= Problem =
Check each line of the material below, and copy it if it holds the string "chart".
- - -
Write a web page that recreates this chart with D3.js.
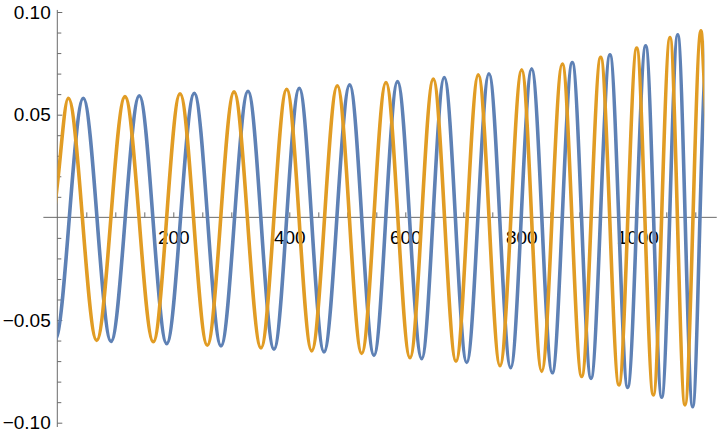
<!DOCTYPE html>
<html>
<head>
<meta charset="utf-8">
<script src="https://cdn.jsdelivr.net/npm/d3@7"></script>
<style>
  body { margin: 0; background: #fff; }
  svg text { font-family: "Liberation Sans", Arial, sans-serif; }
</style>
</head>
<body>
<svg id="chart"></svg>
<script>
const width = 720, height = 438;

// Turning points (x, value)
const bluePeakX = [-52.5, 44.8, 141.4, 236.2, 328.8, 417.2, 504.1, 586.6, 667.2, 744.3, 817.9, 887.9, 952.9, 1014.5, 1069.7];
const bluePeakY = [0.0575, 0.0580, 0.0592, 0.0604, 0.0614, 0.0629, 0.0645, 0.0661, 0.0681, 0.0699, 0.0723, 0.0754, 0.0792, 0.0835, 0.0889];
const blueTroughX = [-3.7, 92.6, 188.6, 282.2, 373.6, 459.8, 546.0, 628.3, 705.9, 781.7, 853.4, 920.2, 983.4, 1042.1, 1095.5];
const blueTroughY = [-0.0595, -0.0604, -0.0615, -0.0626, -0.0642, -0.0655, -0.0672, -0.0688, -0.0707, -0.0732, -0.0757, -0.0784, -0.0828, -0.0876, -0.0922];
const blueEnds = [[1115.5, 0.066], [1121, 0.093]];

const orangePeakX = [-78.5, 19.0, 116.7, 211.6, 304.7, 395.5, 482.8, 566.7, 648.3, 725.9, 800.7, 870.7, 936.9, 999.0, 1056.4, 1109.8];
const orangePeakY = [0.0575, 0.0580, 0.0588, 0.0602, 0.0611, 0.0624, 0.0641, 0.0657, 0.0673, 0.0694, 0.0718, 0.0747, 0.0780, 0.0824, 0.0876, 0.0908];
const orangeTroughX = [-29.8, 67.9, 165.5, 258.6, 351.2, 438.6, 524.8, 608.1, 687.4, 763.3, 835.2, 904.1, 968.4, 1027.6, 1082.2, 1136];
const orangeTroughY = [-0.0595, -0.0599, -0.0606, -0.0623, -0.0636, -0.0650, -0.0663, -0.0684, -0.0701, -0.0723, -0.0750, -0.0775, -0.0816, -0.0865, -0.0913, -0.094];
const orangeEnds = [[0, 0.0157], [1115.5, 0.065]];

const xRange = [0, 1115.5];           // plotted interval
const xMajor = [200, 400, 600, 800, 1000];
const yMajor = [-0.10, -0.05, 0.05, 0.10];

const blueColor = "#5e81b5", orangeColor = "#e19c24", axisColor = "#6b6b6b";

function buildSeries(px, py, tx, ty, extra) {
  const pts = px.map((x, i) => [x, py[i]])
    .concat(tx.map((x, i) => [x, ty[i]]))
    .concat(extra);
  return pts.sort((a, b) => a[0] - b[0]);
}
const blue = buildSeries(bluePeakX, bluePeakY, blueTroughX, blueTroughY, blueEnds);
const orange = buildSeries(orangePeakX, orangePeakY, orangeTroughX, orangeTroughY, orangeEnds);

const svg = d3.select("#chart").attr("width", width).attr("height", height);

const x = d3.scaleLinear().domain([0, 1000]).range([57.3, 637.3]);
const y = d3.scaleLinear().domain([-0.1, 0.1]).range([422.7, 12]);

// axis lines (Mathematica pads the range a little)
svg.append("line")
  .attr("x1", x(-24)).attr("x2", x(1137))
  .attr("y1", y(0)).attr("y2", y(0))
  .attr("stroke", axisColor).attr("stroke-width", 1);
svg.append("line")
  .attr("x1", x(0)).attr("x2", x(0))
  .attr("y1", y(-0.1021)).attr("y2", y(0.101))
  .attr("stroke", axisColor).attr("stroke-width", 1);

// x ticks
const xMinor = d3.range(50, 1101, 50).filter(v => !xMajor.includes(v));
const xMinorG = svg.append("g").attr("transform", `translate(0,${y(0)})`)
  .call(d3.axisBottom(x).tickValues(xMinor).tickSize(-5).tickFormat(""));
const xAxisG = svg.append("g").attr("transform", `translate(0,${y(0)})`)
  .call(d3.axisBottom(x).tickValues(xMajor).tickSize(-5).tickSizeOuter(0)
    .tickPadding(13.5).tickFormat(d3.format("d")));

// y ticks
const yMinor = d3.range(-10, 11).filter(v => v !== 0 && v % 5 !== 0).map(v => v / 100);
const yMinorG = svg.append("g").attr("transform", `translate(${x(0)},0)`)
  .call(d3.axisLeft(y).tickValues(yMinor).tickSize(-4).tickFormat(""));
const yAxisG = svg.append("g").attr("transform", `translate(${x(0)},0)`)
  .call(d3.axisLeft(y).tickValues(yMajor).tickSize(-5).tickSizeOuter(0)
    .tickPadding(6.6).tickFormat(d3.format(".2f")));

[xMinorG, xAxisG, yMinorG, yAxisG].forEach(g => {
  g.select(".domain").remove();
  g.selectAll(".tick line").attr("stroke", axisColor);
  g.selectAll("text").attr("fill", "#000").attr("font-size", 19)
    .attr("font-family", "'Liberation Sans', Arial, sans-serif");
});

// curves, clipped to the plotted interval
svg.append("clipPath").attr("id", "clip")
  .append("rect")
  .attr("x", x(xRange[0])).attr("y", 0)
  .attr("width", x(xRange[1]) - x(xRange[0])).attr("height", height);

const line = d3.line()
  .x(d => x(d[0]))
  .y(d => y(d[1]))
  .curve(d3.curveMonotoneX);

const curves = svg.append("g").attr("clip-path", "url(#clip)");
curves.append("path").datum(blue)
  .attr("d", line).attr("fill", "none")
  .attr("stroke", blueColor).attr("stroke-width", 3.6);
curves.append("path").datum(orange)
  .attr("d", line).attr("fill", "none")
  .attr("stroke", orangeColor).attr("stroke-width", 3.6);
</script>
</body>
</html>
- - -
= Solution below =
Write a web page that recreates this chart with D3.js.
<svg id="chart"></svg>
const svg = d3.select("#chart").attr("width", width).attr("height", height);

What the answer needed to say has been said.